«Si pensa sempre al peggio, quando si crea una situazione di agitazione all’interno di un’azienda. Secondo me i margini di una manovra per risolvere la questione ci sono». Rosanna ha 28 anni e lavora alla St Microelectronics da tre anni. I suoi colleghi più anziani, che come lei sono raccolti in presidio davanti alla sede dell’azienda alla zona industriale di Catania, sono decisamente più scettici. Soprattutto dopo la richiesta di cassa integrazione ordinaria per 2024 lavoratori, «la ciliegina sulla torta rispetto a una situazione preannunciata», afferma Stefano Materia, segretario provinciale della Cgil. Le preoccupazioni sono aumentate dopo l’annuncio di una potenziale cessione delle quote statali, una partecipazione del 25 per cento che l’Italia condivide con la Francia. «Abbiamo in più occasioni chiesto al ministero dello Sviluppo economico di occuparsi della questione – racconta Materia – L’unica cosa che il governo ha saputo fare è stato parlare di vendita del pacchetto azionario, per fare cassa».
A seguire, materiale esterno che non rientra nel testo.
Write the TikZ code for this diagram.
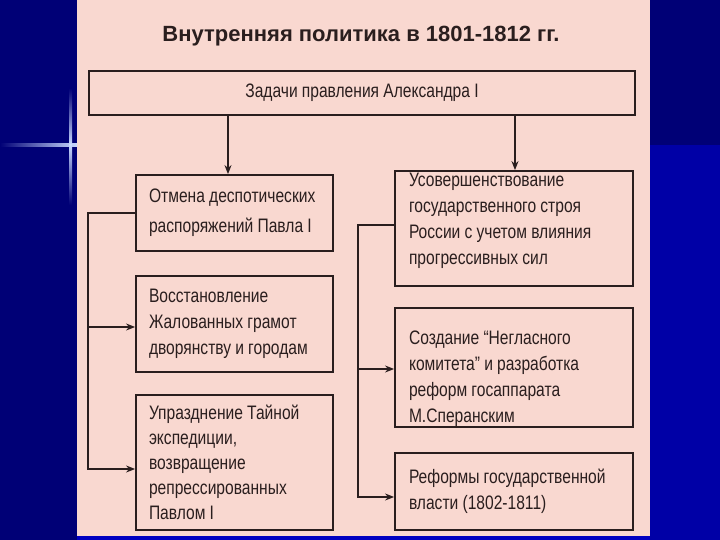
\documentclass[tikz,border=0pt]{standalone}
\usepackage{fontspec}
\setmainfont[FakeStretch=0.8]{Liberation Sans}
\newfontfamily\titlefont{Liberation Sans}
\usetikzlibrary{arrows.meta}
\definecolor{navy}{HTML}{000076}
\definecolor{lblue}{HTML}{0000A6}
\definecolor{page}{HTML}{F9D8D0}
\definecolor{ink}{HTML}{2A1E1E}
\definecolor{flare}{HTML}{C8D8FF}
\newcommand{\boxfont}[1]{\fontsize{19.5}{#1}\selectfont\spaceskip=4.2pt plus 1pt minus 1pt\relax}
\begin{document}
\begin{tikzpicture}[x=1pt,y=-1pt,
  box/.style={draw=ink, line width=1.8pt, fill=page, inner xsep=13pt, inner ysep=0pt, align=flush left,
    font=\boxfont{26}, text=ink},
  arr/.style={draw=ink, line width=1.4pt, -{Stealth[length=9pt,width=7pt]}},
  link/.style={draw=ink, line width=1.4pt}]
\useasboundingbox (0,0) rectangle (720,540);
% background
\fill[navy] (0,0) rectangle (720,540);
\fill[lblue] (650,145) rectangle (720,540);
\fill[page] (77,0) rectangle (650,536);
\fill[blue!55!navy] (77,536) rectangle (650,540);
% flare
\shade[left color=navy, right color=flare] (0,144) rectangle (77,147);
\shade[top color=navy, bottom color=flare] (69,88) rectangle (72,145);
\shade[top color=flare, bottom color=navy] (69,145) rectangle (72,205);
% title
\node[font=\titlefont\bfseries\fontsize{22}{26}\selectfont, text=ink] (title) at (361,36) {Внутренняя политика в 1801-1812 гг.};
% boxes
\node[box, align=center, minimum width=546pt, minimum height=44pt] (top) at (362,93) {Задачи правления Александра I};
\node[box, text width=171pt, minimum width=197pt, minimum height=76pt, font=\boxfont{30}] (L1) at (234.5,213)
  {Отмена деспотических\\распоряжений Павла I};
\node[box, text width=171pt, minimum width=197pt, minimum height=96pt] (L2) at (234.5,324)
  {Восстановление\\Жалованных грамот\\дворянству и городам};
\node[box, text width=171pt, minimum width=197pt, minimum height=135pt, font=\boxfont{25}] (L3) at (234.5,462.5)
  {Упразднение Тайной\\экспедиции,\\возвращение\\репрессированных\\Павлом I};
\node[box, text width=210pt, minimum width=238pt, minimum height=115pt] (R1) at (514,228.5)
  {Усовершенствование\\государственного строя\\России с учетом влияния\\прогрессивных сил\rule[-19pt]{0pt}{19pt}};
\node[box, text width=210pt, minimum width=238pt, minimum height=119pt] (R2) at (514,367.5)
  {\rule{0pt}{36.5pt}Создание “Негласного\\комитета” и разработка\\реформ госаппарата\\М.Сперанским};
\node[box, text width=210pt, minimum width=238pt, minimum height=77pt] (R3) at (514,491.5)
  {Реформы государственной\\власти (1802-1811)};
% connectors
\coordinate (ax) at (228,0);
\coordinate (bx) at (515,0);
\coordinate (lx) at (88,0);
\coordinate (rx) at (358,0);
\draw[arr] (top.south -| ax) -- (L1.north -| ax);
\draw[arr] (top.south -| bx) -- (R1.north -| bx);
\draw[arr] (L1.west) -- (L1.west -| lx) |- ([yshift=-6.5pt]L3.west);
\draw[arr] ([yshift=-3pt]L2.west -| lx) -- ([yshift=-3pt]L2.west);
\draw[arr] ([yshift=3.5pt]R1.west) -- ([yshift=3.5pt]R1.west -| rx) |- ([yshift=-5.5pt]R3.west);
\draw[arr] ([yshift=-1.5pt]R2.west -| rx) -- ([yshift=-1.5pt]R2.west);
\end{tikzpicture}
\end{document}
Secondo i sindacalisti un segno della volontà dell’azienda di operare dei tagli consistenti è la decisione di avviare verso la chiusura uno dei settori, senza però far partire le attività in quello nuovo. È il modulo 9, promesso da una decina di anni, finanziato con circa 300 milioni di euro, ma ancora non avviato. «La vediamo messa male, perché quando l’azienda dice “state tranquilli, l’M9 partirà”, sottolinea che dipenderà dalle condizioni di mercato». E, durante l’ultimo tavolo con i sindacati, «hanno messo sul tavolo la richiesta di cassa integrazione ordinaria per 2024 lavoratori dalla settimana scorsa fino a dicembre – spiega Materia – Tutti quelli addetti alla produzione». Un rischio concreto di chiusura definitiva per quella che una volta era chiamata l’Etna valley, il cui fulcro era l’azienda produttrice di componenti elettronici che dà occupazione a quattromila dipendenti diretti e circa duemila dell’indotto. «Il volano che era e poteva rappresentare St ormai non c’è più», conclude categorico il rappresentante della Cgil.
Concetta ha 35 anni e ha iniziato la sua carriera nove anni fa, quando ancora doveva completare gli studi all’università di Catania. «Finora le istituzioni sono state assenti, non pensiamo possano intervenire. O lo faranno solo quando la situazione diventerà più critica», riflette. Eppure «il nostro è un settore in pieno sviluppo, l’elettronica la troviamo anche in cose per definizione analogiche come le sigarette», sostiene Fabio Garozzo, dipendente da oltre vent’anni e rsu Fiom. «Cosa ne sarà dell’occupazione e anche della politica economica della città? – si chiede – Nei reparti produttivi, l’età media è tra i 30 e i 40 anni, persone giovanissime che hanno appena iniziato a formare anche una famiglia. La specializzazione è molto alta». «Il timore è di non arrivare all’età della pensione dentro questa azienda», fa eco Michele Pistone, anche lui rappresentante Fiom. Dipendente proprio del settore in dismissione, anche la moglie è impiegata alla St. «Immaginiamo un lento declino – dice – Non esiste allo stato attuale un turn over adeguato da poterci far pensare che l’azienda voglia andare avanti».
Esistono margini per un cambio di rotta? Boris Di Felice, segretario del comitato aziendale europeo, ne è convinto. «Sappiamo che i fondi europei ci sono e sono tanti». Da Bruxelles l’attenzione è alta per temi come la gestione intelligente dell’energia e le smart cities. Settori nei quali l’azienda – che ha sedi a Grenoble, in Lombardia e in Campania – potrebbe inserirsi. «Per accedere ai fondi, bisogna avere degli impegni credibili – sostiene – Un quarto dei finanziamenti proviene dall’Unione europea, un quarto dallo Stato nel quale viene portato a termine il progetto, il 50 per cento dall’azienda». Ma il nodo da sciogliere riguarda la volontà di Roma. All’incontro in commissione Lavoro al Senato di due giorni fa convocato sulla crisi «abbiamo registrato la presenza del Movimento 5 stelle e l’assenza del Partito democratico e della maggioranza; per noi è gravissimo».